▶

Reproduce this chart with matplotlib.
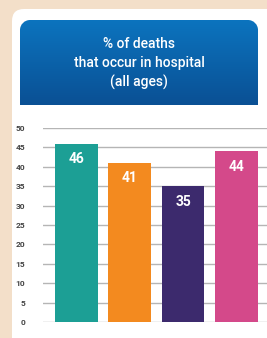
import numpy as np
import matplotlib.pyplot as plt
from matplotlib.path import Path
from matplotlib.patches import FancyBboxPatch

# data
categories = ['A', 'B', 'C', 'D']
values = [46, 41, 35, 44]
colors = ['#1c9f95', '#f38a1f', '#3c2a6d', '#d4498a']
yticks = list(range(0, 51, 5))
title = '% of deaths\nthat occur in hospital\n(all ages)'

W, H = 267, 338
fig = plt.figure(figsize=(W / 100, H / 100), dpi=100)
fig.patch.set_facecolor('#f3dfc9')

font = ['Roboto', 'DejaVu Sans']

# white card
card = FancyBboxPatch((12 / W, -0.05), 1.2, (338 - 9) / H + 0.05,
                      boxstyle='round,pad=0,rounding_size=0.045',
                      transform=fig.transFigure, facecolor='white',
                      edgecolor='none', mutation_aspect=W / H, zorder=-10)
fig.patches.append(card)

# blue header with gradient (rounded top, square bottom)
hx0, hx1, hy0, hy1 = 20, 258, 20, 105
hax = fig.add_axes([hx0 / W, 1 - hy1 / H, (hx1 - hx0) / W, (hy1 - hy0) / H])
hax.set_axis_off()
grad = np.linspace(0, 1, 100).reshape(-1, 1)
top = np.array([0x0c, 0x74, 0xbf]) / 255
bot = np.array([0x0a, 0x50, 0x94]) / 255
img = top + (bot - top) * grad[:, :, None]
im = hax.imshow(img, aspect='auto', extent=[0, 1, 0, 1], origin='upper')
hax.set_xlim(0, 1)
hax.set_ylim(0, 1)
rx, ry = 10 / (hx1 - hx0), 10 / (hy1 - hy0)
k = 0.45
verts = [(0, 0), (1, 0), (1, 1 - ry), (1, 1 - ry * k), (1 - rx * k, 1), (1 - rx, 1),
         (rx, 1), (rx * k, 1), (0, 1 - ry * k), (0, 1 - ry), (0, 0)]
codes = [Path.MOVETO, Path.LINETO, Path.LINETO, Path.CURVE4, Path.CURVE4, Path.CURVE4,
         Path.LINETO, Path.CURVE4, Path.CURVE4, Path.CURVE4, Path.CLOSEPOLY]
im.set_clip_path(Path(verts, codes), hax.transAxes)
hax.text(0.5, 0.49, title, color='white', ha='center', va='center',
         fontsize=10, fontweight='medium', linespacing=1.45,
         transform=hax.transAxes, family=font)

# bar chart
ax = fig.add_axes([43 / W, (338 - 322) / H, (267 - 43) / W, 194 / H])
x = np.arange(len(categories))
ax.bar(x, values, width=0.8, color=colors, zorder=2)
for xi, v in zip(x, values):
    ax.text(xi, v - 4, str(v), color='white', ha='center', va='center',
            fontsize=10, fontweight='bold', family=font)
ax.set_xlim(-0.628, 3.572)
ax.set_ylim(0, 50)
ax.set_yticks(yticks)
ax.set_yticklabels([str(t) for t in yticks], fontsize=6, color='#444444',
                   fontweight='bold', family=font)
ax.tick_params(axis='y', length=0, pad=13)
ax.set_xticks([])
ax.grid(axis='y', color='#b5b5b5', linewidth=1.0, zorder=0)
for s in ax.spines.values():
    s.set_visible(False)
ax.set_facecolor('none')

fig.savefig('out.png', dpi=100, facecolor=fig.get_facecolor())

◀

§ **What you will do**
Give back only a number, the number of lines where the string "chart" occurs.

§ **Response below**
2